Simply put, this recruiting class should clearly be considered yet another success under Nick Saban. Unlike what we experienced in the aftermath of our last national championship in 1992, recruiting did not take a nosedive in the weeks after. We continue to recruit at an elite level, and we will reap the benefits of that recruiting success for years to come. This recruiting class does wonders to establish the permanence of our current standing.

In the years to come, expect more of the same that we saw this year. As a general rule for the next few years, we will bring in relatively small classes -- likely a good bit smaller than what we have seen 2008-2010 -- but they will feature loads of high-end players. As scarce of a commodity as a firm Alabama offer has been the past three years, it will only be even more scarce in the years to come. Simply put, you're going to have to be one hell of a prospect if you legitimately expect to land a commitable offer from the Tide.

And to close, of course, the recruiting cycle never really ends. Hell, it does not even take a break.

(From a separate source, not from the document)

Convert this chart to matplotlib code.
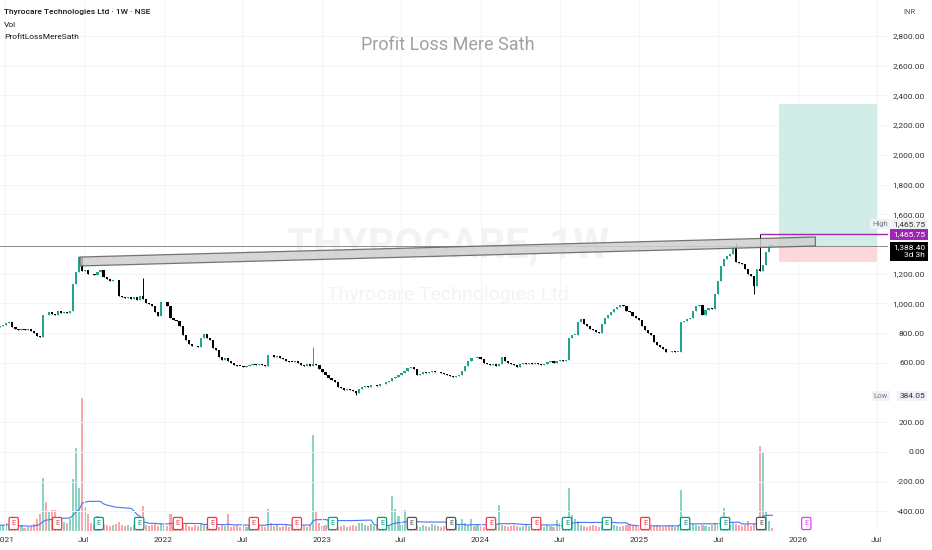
import numpy as np
import pandas as pd
import matplotlib
matplotlib.use('Agg')
import matplotlib.pyplot as plt
import matplotlib.dates as mdates
from matplotlib.patches import Polygon, Rectangle

plt.rcParams['font.family'] = ['Roboto', 'DejaVu Sans']

# ---------------- data ----------------
closes = [
    845, 852, 868, 872, 840, 825, 818, 830, 822, 826,
    812, 800, 780, 776, 925, 920, 945, 930, 925, 950,
    938, 945, 935, 948, 1130, 1210, 1312, 1217, 1222, 1200,
    1195, 1190, 1210, 1225, 1180, 1163, 1150, 1160, 1155, 1047,
    1040, 1035, 1045, 1030, 1040, 1025, 1050, 1030, 1000, 993,
    985, 940, 912, 1006, 1010, 980, 900, 890, 880, 850,
    790, 756, 730, 715, 710, 705, 770, 795, 770, 756,
    700, 688, 640, 620, 630, 615, 600, 585, 580, 578,
    575, 580, 582, 590, 584, 595, 588, 580, 654, 650,
    640, 645, 632, 625, 615, 607, 605, 610, 600, 585,
    580, 590, 578, 590, 582, 560, 540, 520, 500, 485,
    470, 440, 430, 420, 425, 415, 410, 400, 425, 440,
    445, 440, 448, 450, 445, 455, 460, 470, 480, 495,
    505, 520, 530, 545, 565, 572, 560, 520, 525, 535,
    530, 540, 545, 535, 538, 530, 525, 515, 510, 505,
    512, 520, 545, 580, 610, 635, 630, 640, 625, 600,
    595, 585, 590, 580, 595, 640, 615, 600, 595, 585,
    575, 590, 598, 595, 600, 592, 596, 590, 585, 595,
    605, 610, 600, 615, 620, 612, 618, 770, 790, 790,
    878, 892, 860, 850, 830, 820, 810, 800, 860, 900,
    920, 940, 960, 975, 990, 985, 950, 940, 915, 900,
    890, 850, 820, 800, 790, 740, 720, 708, 690, 675,
    670, 680, 672, 675, 878, 880, 895, 905, 950, 980,
    990, 925, 955, 966, 960, 1061, 1149, 1250, 1300, 1320,
    1330, 1380, 1278, 1270, 1264, 1230, 1195, 1185, 1115, 1230,
    1215, 1260, 1345, 1395, 1388,
]
first_open = 840
notable_highs = {26: 1318, 47: 1171, 103: 708, 242: 1405, 250: 1465.75}
notable_lows = {117: 384.05, 248: 1066}

volumes = [
    6, 5, 8, 5, 3, 5, 4, 6, 3, 4,
    5, 7, 12, 17, 53, 29, 19, 21, 21, 14,
    12, 9, 8, 12, 52, 83, 43, 133, 24, 17,
    8, 6, 15, 10, 7, 6, 5, 6, 7, 9,
    6, 5, 6, 4, 6, 5, 8, 25, 6, 5,
    6, 7, 5, 8, 6, 5, 17, 6, 5, 7,
    6, 8, 5, 4, 6, 5, 8, 6, 5, 7,
    6, 5, 4, 6, 5, 17, 4, 5, 6, 4,
    5, 4, 6, 5, 4, 6, 5, 4, 22, 8,
    5, 6, 4, 5, 6, 4, 5, 6, 4, 5,
    5, 4, 6, 96, 19, 8, 5, 6, 4, 5,
    6, 4, 5, 6, 4, 5, 6, 5, 8, 8,
    6, 5, 7, 5, 6, 5, 4, 6, 5, 35,
    22, 15, 6, 21, 7, 5, 6, 5, 4, 6,
    5, 4, 7, 6, 5, 4, 5, 6, 5, 4,
    11, 6, 12, 8, 6, 12, 5, 6, 5, 4,
    5, 6, 4, 5, 26, 6, 5, 4, 5, 6,
    5, 4, 5, 6, 5, 4, 5, 6, 5, 4,
    6, 5, 4, 11, 8, 6, 5, 43, 16, 12,
    10, 6, 5, 4, 5, 6, 5, 4, 6, 5,
    4, 5, 6, 5, 4, 5, 6, 7, 6, 5,
    4, 5, 6, 5, 4, 5, 6, 5, 4, 5,
    6, 5, 4, 5, 41, 8, 6, 5, 7, 6,
    5, 6, 5, 4, 6, 8, 7, 6, 23, 7,
    6, 8, 7, 6, 5, 6, 10, 5, 7, 6,
    85, 79, 19, 10, 3,
]
last_date = '2025-11-03'

earn_dates = ['2021-01-21', '2021-05-01', '2021-08-05', '2021-11-06', '2022-02-03',
              '2022-04-23', '2022-07-28', '2022-11-04', '2023-01-26', '2023-05-19',
              '2023-07-27', '2023-10-25', '2024-01-25', '2024-05-08', '2024-07-18',
              '2024-10-18', '2025-01-14', '2025-04-16', '2025-07-17', '2025-10-08',
              '2026-01-20']
earn_kind = ['d', 'd', 'u', 'u', 'd', 'd', 'd', 'd', 'u', 'u', 'n', 'n',
             'd', 'd', 'u', 'u', 'd', 'u', 'u', 'n', 'f']

channel_dates = ['2021-06-23', '2026-02-10']
channel_top = [1312, 1447]
channel_bottom = [1252, 1386]

last_price = 1388.40
high_price = 1465.75
low_price = 384.05
high_start = '2025-10-06'
target_price = 2342
stop_price = 1279
position_dates = ['2025-11-18', '2026-07-01']

price_ticks = [-400, -200, 0, 200, 600, 800, 1000, 1200, 1600, 1800,
               2000, 2200, 2400, 2600, 2800]
time_ticks = ['2021-01-01', '2021-07-01', '2022-01-01', '2022-07-01', '2023-01-01',
              '2023-07-01', '2024-01-01', '2024-07-01', '2025-01-01', '2025-07-01',
              '2026-01-01', '2026-07-01']
time_labels = ['2021', 'Jul', '2022', 'Jul', '2023', 'Jul', '2024', 'Jul',
               '2025', 'Jul', '2026', 'Jul']

# ---------------- derived ----------------
n = len(closes)
dates = pd.date_range(end=last_date, periods=n, freq='7D')
x = mdates.date2num(dates.to_pydatetime())
c = np.array(closes, dtype=float)
o = np.concatenate([[first_open], c[:-1]])
h = np.maximum(o, c)
l = np.minimum(o, c)
for k, v in notable_highs.items():
    h[k] = v
for k, v in notable_lows.items():
    l[k] = v
up = c >= o

UP = '#22a38c'
DN = '#000000'
VUP = '#8ad3c5'
VDN = '#f7a6ab'

W, H = 932, 550
fig = plt.figure(figsize=(W / 100, H / 100), dpi=100)
fig.patch.set_facecolor('white')

axb = 531  # pane bottom px
ax_rect = [0, (H - axb) / H, 888 / W, axb / H]
axv = fig.add_axes(ax_rect)
ax = fig.add_axes(ax_rect, sharex=axv)
ax.patch.set_visible(False)
axv.set_zorder(0)
ax.set_zorder(1)

xl = mdates.date2num(pd.Timestamp('2021-01-01')) - 11.5
xr = mdates.date2num(pd.Timestamp('2021-01-01')) + 2033.2
ax.set_xlim(xl, xr)
ax.set_ylim(-532, 3042)
axv.set_ylim(0, axb)

# grid
for v in price_ticks:
    ax.axhline(v, color='#f3f4f7', lw=0.7, zorder=0)
tt = mdates.date2num(pd.to_datetime(time_ticks).to_pydatetime())
for t in tt:
    ax.axvline(t, color='#f3f4f7', lw=0.7, zorder=0)

# volume
vcol = np.where(up, VUP, VDN)
axv.bar(x, volumes, width=4.8, color=vcol, linewidth=0, zorder=1)
ma = pd.Series(volumes, dtype=float).rolling(20, min_periods=1).mean()
axv.plot(x, ma, color='#4a74f5', lw=0.8, zorder=2)

# earnings markers
ecol = {'d': '#f23645', 'u': '#089981', 'n': '#555555', 'f': '#e040fb'}
for d, k in zip(earn_dates, earn_kind):
    xe = mdates.date2num(pd.Timestamp(d))
    axv.text(xe, 7.5, 'E', ha='center', va='center', fontsize=5.3, color=ecol[k],
             zorder=3,
             bbox=dict(boxstyle='round,pad=0.35,rounding_size=0.2', fc='white',
                       ec=ecol[k], lw=0.9))
axv.axis('off')

# watermark
ax.text(448 / 888, 1 - 246 / axb, 'THYROCARE, 1W', transform=ax.transAxes,
        ha='center', va='center', fontsize=30, fontweight='bold',
        color='#f3f3f3', zorder=0)
ax.text(448 / 888, 1 - 295 / axb, 'Thyrocare Technologies Ltd', transform=ax.transAxes,
        ha='center', va='center', fontsize=14, color='#f3f3f3', zorder=0)

# long position box
pd0, pd1 = mdates.date2num(pd.to_datetime(position_dates).to_pydatetime())
ax.add_patch(Rectangle((pd0, last_price), pd1 - pd0, target_price - last_price,
                       fc='#d2ece7', ec='none', zorder=1))
ax.add_patch(Rectangle((pd0, stop_price), pd1 - pd0, last_price - stop_price,
                       fc='#fcd8dc', ec='none', zorder=1))

# current price line
ax.axhline(last_price, color='#8c8c8c', lw=0.7, zorder=2)

# candles
bcol = np.where(up, UP, DN)
ax.vlines(x, l, h, colors=bcol, lw=0.7, zorder=3)
body = np.maximum(np.abs(c - o), 5)
ax.bar(x, body, bottom=np.minimum(o, c), width=5.0, color=bcol, linewidth=0, zorder=4)

# channel
cd = mdates.date2num(pd.to_datetime(channel_dates).to_pydatetime())
poly = [(cd[0], channel_top[0]), (cd[1], channel_top[1]),
        (cd[1], channel_bottom[1]), (cd[0], channel_bottom[0])]
ax.add_patch(Polygon(poly, closed=True, fc='#cfcfcf', ec='#5f5f5f', lw=0.9,
                     alpha=0.85, zorder=5))

# high ray
hs = mdates.date2num(pd.Timestamp(high_start))
ax.hlines(high_price, hs, xr, color='#9c27b0', lw=1.0, zorder=6)

# axes styling
for s in ax.spines.values():
    s.set_visible(False)
ax.yaxis.tick_right()
ax.set_yticks(price_ticks)
ax.set_yticklabels([f'{v:,.2f}' for v in price_ticks])
ax.tick_params(axis='y', length=0, pad=26.6, labelsize=6, labelcolor='#333333')
for lbl in ax.get_yticklabels():
    lbl.set_horizontalalignment('right')
ax.set_xticks(tt)
ax.set_xticklabels(time_labels)
ax.tick_params(axis='x', length=0, pad=4.5, labelsize=6, labelcolor='#333333')

# price axis special labels
tr = ax.get_yaxis_transform()
xa = 925 / 888
ax.text(888 / 888, 1532, 'High', transform=tr, ha='right', va='center', fontsize=5.5,
        color='#787b86', clip_on=False,
        bbox=dict(boxstyle='square,pad=0.25', fc='#eef1f6', ec='none'))
ax.text(xa, 1532, f'{high_price:,.2f}', transform=tr, ha='right', va='center',
        fontsize=6, color='#333333', clip_on=False,
        bbox=dict(boxstyle='square,pad=0.25', fc='#eef1f6', ec='none'))
ax.text(xa, high_price, f'{high_price:,.2f}', transform=tr, ha='right', va='center',
        fontsize=6, color='white', clip_on=False,
        bbox=dict(boxstyle='square,pad=0.3', fc='#9c27b0', ec='none'))
ax.text(xa, 1350, f'{last_price:,.2f}\n3d 3h', transform=tr, ha='right', va='center',
        fontsize=6, color='white', clip_on=False, linespacing=1.3,
        bbox=dict(boxstyle='square,pad=0.3', fc='#000000', ec='none'))
ax.text(888 / 888, low_price - 7, 'Low', transform=tr, ha='right', va='center',
        fontsize=5.5, color='#787b86', clip_on=False,
        bbox=dict(boxstyle='square,pad=0.25', fc='#eef1f6', ec='none'))
ax.text(xa, low_price - 7, f'{low_price:,.2f}', transform=tr, ha='right', va='center',
        fontsize=6, color='#333333', clip_on=False,
        bbox=dict(boxstyle='square,pad=0.25', fc='#eef1f6', ec='none'))

# header texts
fig.text(4 / W, 1 - 12 / H, 'Thyrocare Technologies Ltd · 1W · NSE', fontsize=6,
         fontweight='medium', color='#131722', va='center')
fig.text(4 / W, 1 - 25 / H, 'Vol', fontsize=6, color='#131722', va='center')
fig.text(4 / W, 1 - 37 / H, 'ProfitLossMereSath', fontsize=6, color='#131722', va='center')
fig.text(910 / W, 1 - 12 / H, 'INR', fontsize=5.5, color='#555555', va='center', ha='center')
fig.text(448 / W, 1 - 45 / H, 'Profit Loss Mere Sath', fontsize=13, color='#a0a0a0',
         ha='center', va='center')

fig.savefig('out.png', dpi=100, facecolor='white')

Our staff has spent the overwhelming majority of its recruiting time the past several weeks focusing on the 2011 class, and the benefits are already showing. We already have commitments from two players who look to be among the state's (and the nation's) best in Marvin Shinn and Brent Calloway, and we will add two more in the next ten days with commitments from Spencer Region and Reese Dismukes. Moreover, the younger brother of Arie Kouandjio, Cyrus Kouandjio, could arguably be the top recruit in the country next year, and it's no real secret as to where he will be headed. Demarcus Milliner's younger brother Pat looks to get a spot as well. Assuredly more will follow.

Again, the recruiting cycle never really ends, there isn't even a temporary pause... you merely change the names and continue fighting a continuous battle. Fortunately for Alabama, however, there also seems to be no end in sight for our success on the recruiting trails.